3. Q3: Based on the analysis, can more effective operators for TTA be proposed? Addressing limitations of Substitute (high computational cost) and Mask (interference from unlearned mask token embeddings), the authors propose two new TTA operators:
   • TNoise: Injects uniform noise directly into the item representation, avoiding the item selection overhead of Substitute.

• TMask: Two variants are proposed:
  • TMask-B: Blocks mask tokens by setting their embeddings to zero during model calculation.
  • TMask-R: Removes items that would have been masked.

The paper presents extensive experiments on four datasets (Amazon Beauty, Sports, Home, and Yelp) using GRU4Rec and SASRec as backbone models.

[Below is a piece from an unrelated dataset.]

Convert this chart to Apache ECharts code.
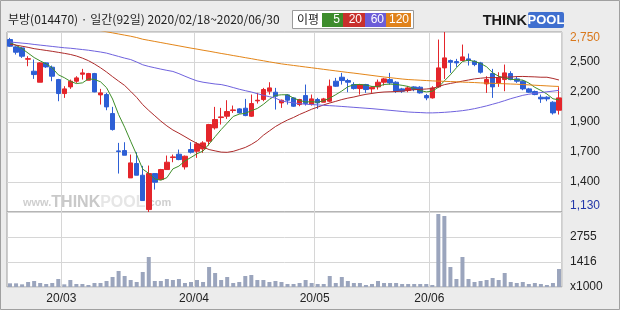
<!DOCTYPE html>
<html><head><meta charset="utf-8">
<script src="https://cdn.jsdelivr.net/npm/echarts@6/dist/echarts.min.js"></script>
<style>html,body{margin:0;padding:0;background:#ececec}#c{width:620px;height:310px}</style>
</head><body><div id="c"></div>
<script>
const dates = [
'2020/02/18','2020/02/19','2020/02/20','2020/02/21','2020/02/24','2020/02/25','2020/02/26','2020/02/27','2020/02/28',
'2020/03/02','2020/03/03','2020/03/04','2020/03/05','2020/03/06','2020/03/09','2020/03/10','2020/03/11','2020/03/12','2020/03/13',
'2020/03/16','2020/03/17','2020/03/18','2020/03/19','2020/03/20','2020/03/23','2020/03/24','2020/03/25','2020/03/26','2020/03/27','2020/03/30','2020/03/31',
'2020/04/01','2020/04/02','2020/04/03','2020/04/06','2020/04/07','2020/04/08','2020/04/09','2020/04/10','2020/04/13','2020/04/14','2020/04/16','2020/04/17',
'2020/04/20','2020/04/21','2020/04/22','2020/04/23','2020/04/24','2020/04/27','2020/04/28','2020/04/29',
'2020/05/04','2020/05/06','2020/05/07','2020/05/08','2020/05/11','2020/05/12','2020/05/13','2020/05/14','2020/05/15','2020/05/18','2020/05/19','2020/05/20',
'2020/05/21','2020/05/22','2020/05/25','2020/05/26','2020/05/27','2020/05/28','2020/05/29',
'2020/06/01','2020/06/02','2020/06/03','2020/06/04','2020/06/05','2020/06/08','2020/06/09','2020/06/10','2020/06/11','2020/06/12','2020/06/15','2020/06/16',
'2020/06/17','2020/06/18','2020/06/19','2020/06/22','2020/06/23','2020/06/24','2020/06/25','2020/06/26','2020/06/29','2020/06/30'];

const openP = [2682,2616,2607,2505,2397,2298,2472,2433,2322,2196,2256,2307,2370,2316,2376,2184,2187,2016,1680,1683,
1437,1566,1461,1152,1476,1422,1512,1620,1650,1536,1692,1677,1698,1767,1887,1980,1992,2043,2058,2064,
1992,2130,2142,2217,2208,2112,2184,2157,2097,2178,2097,2142,2118,2127,2307,2343,2313,2277,2241,2277,
2238,2256,2298,2322,2298,2238,2223,2256,2253,2178,2157,2256,2427,2493,2484,2493,2508,2487,2472,2283,
2376,2292,2322,2376,2328,2307,2238,2214,2163,2163,2118,2046];
const closeP = [2622,2568,2532,2510,2367,2472,2436,2352,2196,2238,2307,2337,2382,2376,2211,2202,2076,1872,1674,1641,
1572,1461,1233,1476,1398,1512,1578,1626,1602,1632,1668,1743,1752,1917,1962,1986,2034,2049,2022,1998,
2106,2136,2232,2247,2172,2136,2136,2082,2142,2106,2148,2112,2148,2262,2262,2313,2298,2241,2277,2232,
2253,2298,2328,2292,2217,2217,2247,2232,2202,2157,2247,2427,2517,2478,2472,2526,2493,2457,2388,2322,
2256,2337,2382,2322,2307,2238,2208,2187,2148,2148,2022,2157];
const lowP = [2616,2547,2517,2442,2328,2298,2427,2307,2127,2157,2238,2292,2322,2316,2208,2097,2046,1863,1476,1641,
1437,1461,1230,1130,1332,1422,1512,1578,1596,1512,1656,1617,1662,1728,1872,1917,1968,2022,2016,1992,
1986,2106,2127,2187,2052,2067,2097,2076,2082,2088,2088,2058,2118,2118,2256,2277,2208,2232,2187,2202,
2202,2232,2268,2277,2202,2202,2208,2217,2196,2136,2151,2247,2328,2382,2436,2487,2448,2442,2376,2202,
2157,2256,2217,2316,2292,2226,2202,2181,2112,2127,2007,2007];
const highP = [2697,2622,2616,2532,2502,2478,2478,2448,2328,2262,2322,2352,2418,2382,2382,2238,2202,2076,1752,1758,
1647,1668,1545,1548,1476,1518,1638,1647,1692,1638,1758,1758,1767,1923,2076,2067,2136,2088,2064,2148,
2187,2202,2247,2298,2247,2142,2190,2163,2148,2277,2187,2157,2157,2322,2337,2382,2328,2298,2283,2283,
2262,2322,2337,2382,2307,2247,2262,2262,2262,2193,2262,2682,2750,2502,2508,2637,2556,2496,2481,2352,
2418,2388,2457,2397,2352,2316,2247,2223,2187,2172,2127,2253];

const ma5 = [2655,2630,2600,2560,2520,2490,2463,2427,2365,2339,2306,2286,2292,2328,2323,2302,2249,2147,2007,1893,
1767,1644,1516,1477,1428,1416,1439,1518,1543,1590,1621,1654,1679,1742,1808,1872,1930,1990,2011,2018,
2042,2062,2099,2144,2179,2185,2185,2155,2134,2120,2123,2118,2131,2155,2186,2219,2257,2275,2278,2272,
2260,2260,2278,2281,2278,2270,2260,2241,2223,2211,2217,2253,2310,2365,2428,2484,2497,2485,2467,2437,
2383,2352,2337,2324,2321,2317,2291,2252,2224,2192,2149,2139];
const ma20 = [2640,2632,2622,2612,2600,2592,2584,2576,2567,2558,2548,2534,2515,2492,2462,2428,2390,2348,2308,2269,
2216,2161,2096,2044,1996,1948,1905,1868,1839,1808,1776,1747,1715,1692,1680,1669,1667,1676,1693,1711,
1738,1772,1821,1860,1899,1930,1958,1981,2008,2031,2055,2074,2094,2111,2126,2142,2155,2165,2178,2189,
2197,2205,2210,2212,2214,2218,2224,2231,2234,2237,2242,2258,2276,2287,2297,2308,2318,2328,2334,2339,
2339,2341,2343,2345,2349,2350,2348,2346,2343,2343,2332,2318];
const ma60 = [2660,2655,2650,2645,2638,2632,2626,2620,2614,2608,2604,2598,2592,2586,2578,2570,2560,2545,2530,2515,
2502,2480,2455,2440,2428,2416,2405,2395,2375,2352,2330,2310,2298,2290,2282,2277,2265,2250,2235,2222,
2210,2195,2180,2168,2155,2130,2120,2112,2105,2100,2097,2094,2090,2087,2084,2080,2076,2072,2068,2064,
2060,2055,2050,2045,2040,2035,2030,2027,2025,2022,2022,2024,2027,2031,2036,2042,2050,2060,2072,2085,
2100,2115,2132,2150,2165,2180,2190,2198,2205,2212,2218,2225];
const ma120 = [2970,2955,2940,2925,2910,2895,2880,2865,2850,2835,2820,2808,2796,2784,2772,2762,2752,2742,2732,2722,
2712,2700,2685,2675,2665,2655,2645,2635,2625,2615,2605,2596,2586,2577,2567,2557,2548,2538,2529,2519,
2510,2500,2491,2481,2472,2463,2456,2449,2442,2435,2428,2421,2414,2407,2400,2393,2386,2380,2373,2366,
2359,2352,2345,2339,2333,2327,2322,2319,2316,2313,2310,2308,2306,2304,2302,2299,2297,2295,2292,2290,
2288,2286,2284,2282,2280,2277,2274,2271,2268,2265,2262,2260];
const volume = [273,273,220,345,398,291,238,291,505,220,452,238,238,184,291,291,398,612,934,666,
452,345,880,1684,398,398,505,452,505,291,345,452,345,1148,827,452,612,291,345,666,
720,452,452,345,398,345,238,238,291,452,291,238,238,666,291,612,398,291,291,184,
238,398,291,291,291,238,238,238,238,238,184,3986,3879,1148,505,1684,505,345,398,452,
559,452,827,345,291,345,238,291,238,184,291,1041];

const priceTickLabels = ['1,130','1,400','1,700','1,900','2,200','2,500','2,750'];
const volTickLabels = ['x1000','1416','2755',''];
const monthStarts = ['2020/03/02','2020/04/01','2020/05/04','2020/06/01'];
const monthLabels = ['20/03','20/04','20/05','20/06'];
const priceMin = 1130, priceMax = 2750;
const volMin = 77, volMax = 4094;

const candleData = dates.map((d, i) => [openP[i], closeP[i], lowP[i], highP[i]]);
const gridLine = { color: '#d6d6d6', width: 1 };
const numFont = 'Liberation Sans';

const chart = echarts.init(document.getElementById('c'), null, { renderer: 'canvas' });
chart.setOption({
  animation: false,
  backgroundColor: '#ececec',
  grid: [
    { left: 7, right: 58, top: 32, height: 180, show: true, backgroundColor: '#ffffff', borderColor: '#9c9c9c', borderWidth: 1 },
    { left: 7, right: 58, top: 212, height: 75, show: true, backgroundColor: '#ffffff', borderColor: '#9c9c9c', borderWidth: 1 }
  ],
  xAxis: [
    { type: 'category', gridIndex: 0, data: dates, boundaryGap: true,
      axisLine: { show: false }, axisTick: { show: false }, axisLabel: { show: false },
      splitLine: { show: true, interval: (i, v) => monthStarts.includes(v), lineStyle: gridLine } },
    { type: 'category', gridIndex: 1, data: dates, boundaryGap: true,
      axisLine: { show: false }, axisTick: { show: false },
      axisLabel: { show: true, interval: (i, v) => monthStarts.includes(v),
        formatter: v => monthLabels[monthStarts.indexOf(v)] || '',
        color: '#222', fontSize: 12, fontFamily: numFont, margin: 6, padding: [0, 6, 0, 0] },
      splitLine: { show: true, interval: (i, v) => monthStarts.includes(v), lineStyle: gridLine } }
  ],
  yAxis: [
    { type: 'value', gridIndex: 0, min: priceMin, max: priceMax, show: false, splitLine: { show: false } },
    { type: 'value', gridIndex: 0, position: 'right', min: 0, max: 6, interval: 1,
      axisLine: { show: false }, axisTick: { show: false },
      splitLine: { show: true, lineStyle: gridLine },
      axisLabel: { margin: 8, align: 'left', fontSize: 12, fontFamily: numFont, color: '#222',
        verticalAlignMinLabel: 'bottom', verticalAlignMaxLabel: 'top',
        formatter: v => {
          const t = priceTickLabels[v];
          if (v === 6) return '{hi|' + t + '}';
          if (v === 0) return '{lo|' + t + '}';
          return t;
        },
        rich: { hi: { color: '#d9781c', fontSize: 12, fontFamily: numFont }, lo: { color: '#2236a8', fontSize: 12, fontFamily: numFont } } } },
    { type: 'value', gridIndex: 1, min: volMin, max: volMax, show: false, splitLine: { show: false } },
    { type: 'value', gridIndex: 1, position: 'right', min: 0, max: 3, interval: 1,
      axisLine: { show: false }, axisTick: { show: false },
      splitLine: { show: true, lineStyle: gridLine },
      axisLabel: { margin: 8, align: 'left', fontSize: 12, fontFamily: numFont, color: '#222',
        formatter: v => volTickLabels[v] } }
  ],
  graphic: [
    { type: 'rect', shape: { x: 0.5, y: 0.5, width: 619, height: 309 }, style: { fill: 'none', stroke: '#a0a0a0', lineWidth: 1 }, silent: true, z: 10 },
    { type: 'text', x: 8, y: 19, style: { text: '부방(014470) · 일간(92일) 2020/02/18~2020/06/30', fontSize: 12, fontFamily: 'Noto Sans CJK KR', fill: '#222', verticalAlign: 'middle' } },
    { type: 'rect', shape: { x: 292.5, y: 10.5, width: 121, height: 18 }, style: { fill: '#ffffff', stroke: '#9a9a9a', lineWidth: 1 } },
    { type: 'text', x: 297, y: 19.5, style: { text: '이평', fontSize: 12, fontFamily: 'Noto Sans CJK KR', fill: '#222', verticalAlign: 'middle' } },
    { type: 'rect', shape: { x: 322, y: 13, width: 21, height: 14 }, style: { fill: '#3d8c2c' } },
    { type: 'text', x: 340, y: 20, style: { text: '5', fontSize: 12, fontFamily: numFont, fill: '#ffffff', align: 'right', verticalAlign: 'middle' } },
    { type: 'rect', shape: { x: 343, y: 13, width: 22, height: 14 }, style: { fill: '#c8302c' } },
    { type: 'text', x: 362, y: 20, style: { text: '20', fontSize: 12, fontFamily: numFont, fill: '#ffffff', align: 'right', verticalAlign: 'middle' } },
    { type: 'rect', shape: { x: 365, y: 13, width: 21, height: 14 }, style: { fill: '#6b5dd8' } },
    { type: 'text', x: 384, y: 20, style: { text: '60', fontSize: 12, fontFamily: numFont, fill: '#ffffff', align: 'right', verticalAlign: 'middle' } },
    { type: 'rect', shape: { x: 386, y: 13, width: 25, height: 14 }, style: { fill: '#e0821c' } },
    { type: 'text', x: 409, y: 20, style: { text: '120', fontSize: 12, fontFamily: numFont, fill: '#ffffff', align: 'right', verticalAlign: 'middle' } },
    { type: 'text', x: 527, y: 20.5, style: { text: 'THINK', fontSize: 14.5, fontWeight: 'bold', fontFamily: 'Liberation Sans', fill: '#1a1a1a', align: 'right', verticalAlign: 'middle' } },
    { type: 'rect', shape: { x: 528, y: 12, width: 36, height: 16, r: 2 }, style: { fill: '#3f6fcf' } },
    { type: 'text', x: 546, y: 20.5, style: { text: 'POOL', fontSize: 13, fontWeight: 'bold', fontFamily: 'Liberation Sans', fill: '#ffffff', align: 'center', verticalAlign: 'middle' } },
    { type: 'text', x: 23, y: 203, z: 1, silent: true, style: { text: '{a|www.}{b|THINK}{c|POOL}{a|.com}', verticalAlign: 'middle',
      rich: { a: { fontSize: 11, fontWeight: 'bold', fontFamily: 'Liberation Sans', fill: '#cfcfcf' },
              b: { fontSize: 16, fontWeight: 'bold', fontFamily: 'Liberation Sans', fill: '#c9c9c9' },
              c: { fontSize: 16, fontWeight: 'bold', fontFamily: 'Liberation Sans', fill: '#e6e6e6' } } } }
  ],
  series: [
    { name: 'price', type: 'candlestick', xAxisIndex: 0, yAxisIndex: 0, data: candleData, barWidth: 5, z: 3,
      itemStyle: { color: '#e4252b', color0: '#2d5fd5', borderColor: '#e4252b', borderColor0: '#2d5fd5', borderWidth: 1 } },
    { name: 'MA5', type: 'line', xAxisIndex: 0, yAxisIndex: 0, data: ma5, showSymbol: false, symbol: 'none', z: 4,
      lineStyle: { color: '#3f8f2a', width: 1 } },
    { name: 'MA20', type: 'line', xAxisIndex: 0, yAxisIndex: 0, data: ma20, showSymbol: false, symbol: 'none', z: 4,
      lineStyle: { color: '#ad2b2b', width: 1 } },
    { name: 'MA60', type: 'line', xAxisIndex: 0, yAxisIndex: 0, data: ma60, showSymbol: false, symbol: 'none', z: 4,
      lineStyle: { color: '#6f62de', width: 1 } },
    { name: 'MA120', type: 'line', xAxisIndex: 0, yAxisIndex: 0, data: ma120, showSymbol: false, symbol: 'none', z: 4, clip: true,
      lineStyle: { color: '#e38518', width: 1 } },
    { name: 'volume', type: 'bar', xAxisIndex: 1, yAxisIndex: 2, data: volume, barWidth: 4,
      itemStyle: { color: '#9ba5bd' } }
  ]
});
</script></body></html>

The results demonstrate the effectiveness, efficiency, and generalizability of TNoise and TMask, especially TMask-R. TMask-R consistently achieves strong performance and often outperforms existing TTA methods. The authors also benchmark against training-time augmentation (CLS4Rec) to highlight the benefits of TTA in terms of deployment simplicity and computational efficiency. Further experiments with other SR models (NARM, NextItNet, LightSANs, and FMLP-Rec) demonstrate the general applicability of the proposed TTA methods. Finally, hyperparameter analysis of the proposed method is performed.

In summary, the paper makes the following key contributions:

• Identifies the potential of existing sequence data augmentation operators for TTA.
• Analyzes the factors that contribute to the effectiveness of Mask and Substitute.
• Proposes TNoise and TMask, novel and efficient TTA operators.
• Provides comprehensive experimental validation of the proposed methods, demonstrating their effectiveness, efficiency, and generalizability.